III. Подделки Макарова, Сахарова и др.






[22] Современником Сулакадзева был Бардин, который, по-видимому, хотел именно промышлять своими подделками. Между прочим едва ли не им изготовлен был новый список Слова о полку Игореве, выдаваемый, конечно, за древний[1].

Но Сулакадзев имел продолжателей и в том направлении, где он, как надобно думать, полунаивно хотел обмануть других, обманывая и себя. Старина была еще слишком мало известна; между тем оказывалось всё больше и больше её любителей. Люди серьезного ума, с научной критикой, видели одно средство, которое было и единственное, [23] удовлетворить своей любознательности — точное изучение самих памятников: они строго держались того, что было раскрыто, как вполне удостоверенный факт, и не считали позволительным фантазировать о том, о чем не было никаких данных. Эти люди, со времен Герарда-Фридриха Миллера и Новикова и продолжая ученым кружком канцлера Румянцова, полагали основание прочному изучению древней русской письменности. Но было не мало людей, у которых не было ни серьезного ума, ни научной подготовки; любовь к старине вырождалась у них в фантазерство, которое могло иметь некоторый успех только потому, что в массе общества было еще слишком мало людей, способных к научной критике. Таков был известный некогда Мих. Ник. Макаров (1789—1847), усердно занимавшийся истолкованием русской старины: обычая, преданий, языка, письменности. Он принимал на себя вид знатока, ему верили иногда даже люди совсем серьезные: Бодянский находил возможным печатать в «Чтениях» московского Общества истории и древностей его «Опыт русского простонародного словотолковника» (1846).

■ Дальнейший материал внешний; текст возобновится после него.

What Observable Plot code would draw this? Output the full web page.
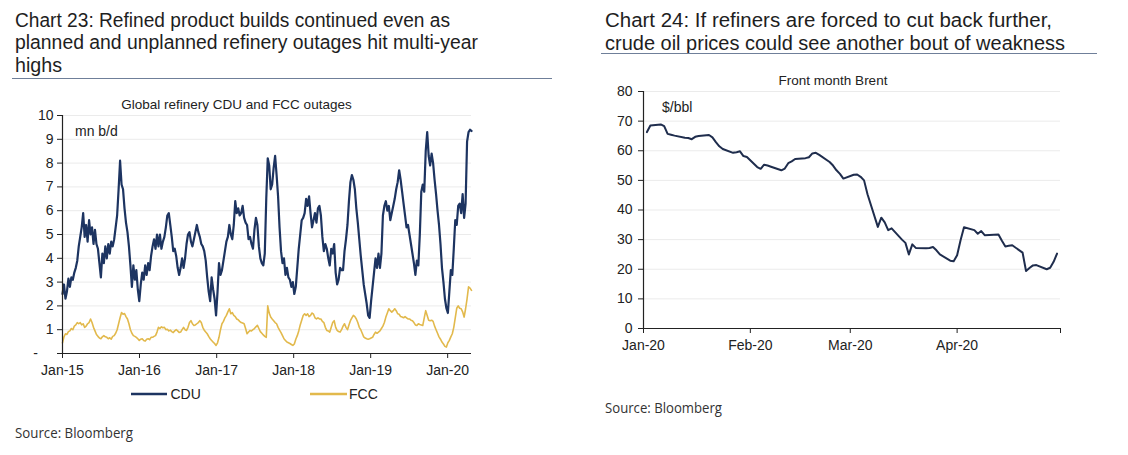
<!DOCTYPE html>
<html><head><meta charset="utf-8">
<script src="https://cdn.jsdelivr.net/npm/d3@7"></script>
<script src="https://cdn.jsdelivr.net/npm/@observablehq/plot@0.6"></script>
<style>
html,body{margin:0;padding:0;background:#fff;}
body{width:1128px;height:455px;position:relative;overflow:hidden;font-family:"Liberation Sans",Arial,sans-serif;}
#left{position:absolute;left:0;top:90px;}
#right{position:absolute;left:590px;top:70px;}
#overlay{position:absolute;left:0;top:0;pointer-events:none;}
</style></head>
<body>
<div id="left"></div>
<div id="right"></div>
<svg id="overlay" width="1128" height="455" xmlns="http://www.w3.org/2000/svg">
  <g font-family="Liberation Sans, Arial, sans-serif" font-size="20" fill="#1e1e1e">
    <text x="15" y="26.6" textLength="435" lengthAdjust="spacingAndGlyphs">Chart 23: Refined product builds continued even as</text>
    <text x="15" y="49.4" textLength="463" lengthAdjust="spacingAndGlyphs">planned and unplanned refinery outages hit multi-year</text>
    <text x="15" y="72.2" textLength="47" lengthAdjust="spacingAndGlyphs">highs</text>
    <text x="605" y="27.2" textLength="447" lengthAdjust="spacingAndGlyphs">Chart 24: If refiners are forced to cut back further,</text>
    <text x="605" y="50" textLength="460" lengthAdjust="spacingAndGlyphs">crude oil prices could see another bout of weakness</text>
  </g>
  <line x1="12" y1="78.5" x2="552" y2="78.5" stroke="#6f7f99" stroke-width="1"/>
  <line x1="601" y1="53.5" x2="1097" y2="53.5" stroke="#6f7f99" stroke-width="1"/>
  <g font-family="Open Sans, sans-serif" font-size="14" fill="#333">
    <text x="15" y="437.5" textLength="118" lengthAdjust="spacingAndGlyphs">Source: Bloomberg</text>
    <text x="605" y="413" textLength="117" lengthAdjust="spacingAndGlyphs">Source: Bloomberg</text>
  </g>
  <g font-family="Liberation Sans, Arial, sans-serif" fill="#222">
    <text x="236.5" y="109" font-size="13.5" text-anchor="middle">Global refinery CDU and FCC outages</text>
    <text x="75" y="135.5" font-size="14">mn b/d</text>
    <text x="833" y="85" font-size="13.5" text-anchor="middle">Front month Brent</text>
    <text x="662" y="111.5" font-size="14">$/bbl</text>
    <line x1="131" y1="394" x2="167" y2="394" stroke="#1d3461" stroke-width="2.5"/>
    <text x="170.5" y="399" font-size="14">CDU</text>
    <line x1="310" y1="394" x2="347" y2="394" stroke="#e2b94c" stroke-width="2.5"/>
    <text x="349" y="399" font-size="14">FCC</text>
  </g>
</svg>
<script>
// ---- Chart 23 data: weekly, starting 1 Jan 2015 (mn b/d) ----
const outageStart = "2015-01-01";
const cduValues = [
2.5,2.9,2.3,2.6,3.15,2.8,3.2,3.1,3.4,3.6,
3.9,4.5,4.9,5.3,5.9,4.9,5.4,4.7,5.6,5.0,
5.3,4.6,5.2,4.6,4.4,3.8,3.2,4.2,3.8,4.5,
4.0,4.6,4.2,4.7,4.5,4.8,5.3,5.8,6.9,8.1,
7.1,6.9,6.1,5.5,5.1,4.5,3.7,2.8,3.7,3.1,
3.5,2.7,2.2,2.9,3.4,3.1,3.7,3.3,3.8,3.5,
4.1,4.5,4.8,4.4,5.0,4.5,5.0,4.4,4.7,4.9,
5.3,5.8,5.9,5.4,4.9,4.3,4.4,4.1,3.6,3.3,
3.6,4.0,3.6,4.0,4.6,5.0,5.1,4.7,4.5,4.8,
5.1,5.4,5.1,4.9,4.6,4.5,4.3,3.9,3.2,2.6,
2.2,3.2,2.7,2.3,1.6,2.6,3.8,3.3,3.5,3.9,
4.3,4.7,4.9,5.4,5.0,4.8,5.4,6.4,5.9,6.1,
5.8,5.9,6.2,5.7,5.5,5.4,4.8,4.9,4.6,4.4,
5.2,5.7,5.4,4.5,4.0,3.8,3.7,4.2,6.5,8.2,
7.9,6.9,7.1,7.8,8.3,7.5,6.6,5.3,4.3,3.8,
4.0,3.3,3.6,3.2,3.1,2.8,3.0,2.5,2.8,3.6,
4.4,5.0,5.6,5.7,5.9,6.5,6.2,6.6,5.9,5.3,
5.6,5.9,5.5,6.1,6.2,5.8,4.9,4.3,4.6,4.4,
4.0,3.7,4.4,4.2,4.6,3.4,2.9,3.1,3.6,3.5,
3.5,4.3,4.8,5.4,6.4,7.2,7.5,7.3,6.9,6.1,
5.5,4.8,4.1,3.5,2.9,2.5,2.1,1.6,1.5,2.2,
2.8,3.4,4.0,3.6,4.2,3.6,4.2,5.8,6.2,6.4,
6.0,6.2,5.6,5.9,6.2,6.5,6.9,7.2,7.7,7.3,
6.8,6.3,5.8,5.3,5.4,5.0,4.6,4.2,3.8,3.3,
3.9,3.7,5.0,6.8,7.1,6.8,8.5,9.3,8.3,7.9,
8.4,8.0,7.3,6.7,6.0,5.4,4.6,3.6,3.0,2.3,
1.9,1.7,2.6,3.5,3.3,4.4,5.6,5.4,6.2,6.3,
5.9,6.7,5.7,6.3,8.9,9.3,9.4,9.35
];
const fccValues = [
0.45,0.7,0.83,0.8,0.92,0.95,1.05,1.0,1.15,1.2,
1.3,1.25,1.3,1.2,1.25,1.1,1.15,1.25,1.3,1.45,
1.3,1.1,0.95,0.8,0.72,0.65,0.62,0.7,0.75,0.7,
0.68,0.62,0.66,0.6,0.72,0.75,0.85,1.0,1.25,1.5,
1.72,1.65,1.68,1.55,1.45,1.25,1.0,0.85,0.75,0.72,
0.68,0.62,0.55,0.6,0.62,0.55,0.52,0.6,0.62,0.58,
0.68,0.68,0.72,0.75,0.9,1.1,1.05,1.12,1.08,1.1,
1.0,1.02,0.95,0.98,0.92,0.88,0.95,1.0,0.95,0.88,
0.9,1.0,1.1,1.0,0.97,1.1,1.3,1.38,1.25,1.18,
1.2,1.25,1.3,1.38,1.3,1.1,0.98,0.9,0.83,0.72,
0.62,0.55,0.48,0.42,0.34,0.45,0.68,1.0,1.25,1.35,
1.5,1.6,1.75,1.88,1.67,1.72,1.6,1.55,1.45,1.42,
1.35,1.3,1.28,1.25,1.05,0.83,0.9,0.97,0.95,1.0,
1.05,1.12,1.18,1.05,0.92,0.85,0.78,0.72,0.68,2.0,
1.7,1.53,1.45,1.38,1.3,1.25,1.1,0.98,0.88,0.75,
0.62,0.55,0.48,0.45,0.42,0.38,0.34,0.4,0.6,0.75,
0.95,1.2,1.4,1.6,1.67,1.6,1.67,1.55,1.6,1.7,
1.65,1.5,1.45,1.5,1.45,1.45,1.35,1.3,1.1,0.97,
0.95,0.9,1.1,1.3,1.38,1.1,0.97,0.92,0.9,1.0,
1.15,1.25,1.1,1.0,1.2,1.38,1.5,1.6,1.55,1.45,
1.3,1.1,1.0,0.85,0.7,0.65,0.62,0.6,0.62,0.65,
0.68,0.8,0.9,0.85,0.9,0.95,1.05,1.15,1.3,1.53,
1.7,1.88,1.8,1.74,1.8,1.88,1.8,1.67,1.65,1.55,
1.53,1.5,1.55,1.5,1.45,1.45,1.4,1.38,1.3,1.2,
1.18,1.25,1.22,1.2,1.18,1.5,1.8,1.6,1.4,1.38,
1.4,1.35,1.15,1.0,0.85,0.7,0.6,0.48,0.4,0.3,
0.27,0.45,0.55,0.7,0.83,1.1,1.5,1.9,2.0,1.9,
1.88,1.75,1.53,1.88,2.3,2.8,2.75,2.65
];
const yearTicks = ["2015-01-01","2016-01-01","2017-01-01","2018-01-01","2019-01-01","2020-01-01"];
const outageYTicks = [0,1,2,3,4,5,6,7,8,9,10];

// ---- Chart 24 data: front month Brent ($/bbl) ----
const brentDates = [
"2020-01-02","2020-01-03","2020-01-06","2020-01-07","2020-01-08","2020-01-09","2020-01-10","2020-01-13","2020-01-14","2020-01-15","2020-01-16","2020-01-17","2020-01-20","2020-01-21","2020-01-22","2020-01-23","2020-01-24","2020-01-27","2020-01-28","2020-01-29","2020-01-30","2020-01-31",
"2020-02-03","2020-02-04","2020-02-05","2020-02-06","2020-02-07","2020-02-10","2020-02-11","2020-02-12","2020-02-13","2020-02-14","2020-02-17","2020-02-18","2020-02-19","2020-02-20","2020-02-21","2020-02-24","2020-02-25","2020-02-26","2020-02-27","2020-02-28",
"2020-03-02","2020-03-03","2020-03-04","2020-03-05","2020-03-06","2020-03-09","2020-03-10","2020-03-11","2020-03-12","2020-03-13","2020-03-16","2020-03-17","2020-03-18","2020-03-19","2020-03-20","2020-03-23","2020-03-24","2020-03-25","2020-03-26","2020-03-27","2020-03-30","2020-03-31",
"2020-04-01","2020-04-02","2020-04-03","2020-04-06","2020-04-07","2020-04-08","2020-04-09","2020-04-13","2020-04-14","2020-04-15","2020-04-16","2020-04-17","2020-04-20","2020-04-21","2020-04-22","2020-04-23","2020-04-24","2020-04-27","2020-04-28","2020-04-29","2020-04-30"
];
const brentValues = [
66.3,68.5,68.9,68.3,65.7,65.4,65.1,64.4,64.3,63.9,64.7,65.0,65.3,64.5,62.9,61.5,60.6,59.3,59.5,59.8,58.2,57.9,
54.5,53.9,55.3,55.0,54.6,53.4,54.0,55.8,56.4,57.2,57.5,57.8,59.1,59.3,58.6,56.2,55.0,53.4,52.2,50.6,
51.9,52.0,51.2,50.0,45.3,34.3,37.4,35.8,33.2,33.8,30.0,28.9,25.0,28.4,27.2,27.1,27.2,27.5,26.4,25.0,22.9,22.7,
24.7,29.8,34.2,33.2,32.0,32.9,31.5,31.7,29.6,27.7,27.9,28.1,25.6,19.4,20.4,21.3,21.4,20.0,20.5,22.5,25.3
];
const monthTicks = ["2020-01-01","2020-02-01","2020-03-01","2020-04-01","2020-05-01"];
const monthLabels = ["Jan-20","Feb-20","Mar-20","Apr-20",""];
const brentYTicks = [0,10,20,30,40,50,60,70,80];

// ---- build tables ----
const t0 = new Date(outageStart + "T00:00:00Z");
const outageDates = cduValues.map((_, i) => d3.utcDay.offset(t0, 7 * i));
const cduRows = cduValues.map((v, i) => ({date: outageDates[i], value: v}));
const fccRows = fccValues.map((v, i) => ({date: outageDates[i], value: v}));
const brentRows = brentValues.map((v, i) => ({date: new Date(brentDates[i] + "T00:00:00Z"), value: v}));
const fmtYM = d3.utcFormat("%b-%y");
const pad = "\u00a0\u00a0\u00a0\u00a0";

const axisStyle = {fontFamily: "Liberation Sans, Arial, sans-serif", fontSize: "14px", color: "#222", background: "transparent", overflow: "visible"};

const left = Plot.plot({
  width: 560, height: 300,
  marginLeft: 62, marginRight: 89, marginTop: 25, marginBottom: 37,
  style: axisStyle,
  x: {type: "utc", domain: [outageDates[0], outageDates[outageDates.length - 1]],
      ticks: yearTicks.map(d => new Date(d + "T00:00:00Z")), tickFormat: fmtYM,
      tickSize: 5, tickPadding: 7, label: null},
  y: {domain: [0, 10], ticks: outageYTicks, tickFormat: d => d === 0 ? "-" + pad : String(d),
      tickSize: 5, tickPadding: 4, label: null},
  marks: [
    Plot.ruleY(outageYTicks.filter(d => d > 0), {stroke: "#ebebeb", strokeWidth: 1}),
    Plot.line(fccRows, {x: "date", y: "value", stroke: "#e2b94c", strokeWidth: 1.6}),
    Plot.line(cduRows, {x: "date", y: "value", stroke: "#1d3461", strokeWidth: 2.2}),
    Plot.ruleX([outageDates[0]], {stroke: "#222", strokeWidth: 1.2}),
    Plot.ruleY([0], {stroke: "#222", strokeWidth: 1.2})
  ]
});
document.getElementById("left").append(left);

const right = Plot.plot({
  width: 538, height: 300,
  marginLeft: 53, marginRight: 68, marginTop: 21, marginBottom: 42,
  style: axisStyle,
  x: {type: "utc", domain: [new Date(monthTicks[0] + "T00:00:00Z"), new Date(monthTicks[4] + "T00:00:00Z")],
      ticks: monthTicks.map(d => new Date(d + "T00:00:00Z")),
      tickFormat: (d, i) => monthLabels[i],
      tickSize: 5, tickPadding: 7, label: null},
  y: {domain: [0, 80], ticks: brentYTicks, tickSize: 5, tickPadding: 6, label: null},
  marks: [
    Plot.ruleY(brentYTicks.filter(d => d > 0), {stroke: "#ebebeb", strokeWidth: 1}),
    Plot.line(brentRows, {x: "date", y: "value", stroke: "#1f2d4d", strokeWidth: 2}),
    Plot.ruleX([new Date(monthTicks[0] + "T00:00:00Z")], {stroke: "#222", strokeWidth: 1.2}),
    Plot.ruleY([0], {stroke: "#222", strokeWidth: 1.2})
  ]
});
document.getElementById("right").append(right);
</script>
</body></html>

В своих «Повестях из русских народных преданий», М. 1834, Макаров пересказывал старинную повесть: он утверждал, что нашел в своих старых бумагах эту повесть, «написанную весьма просто, но обезображенную рукою времени» (?); он передает и заглавие мнимой старинной повести[2]. Макаров был также «знаток» литературы XVIII века и т.п.; но настоящие историки после нескольких проверок скоро убедились, что и здесь показания Макарова не имеют ни малейшей достоверности.[3]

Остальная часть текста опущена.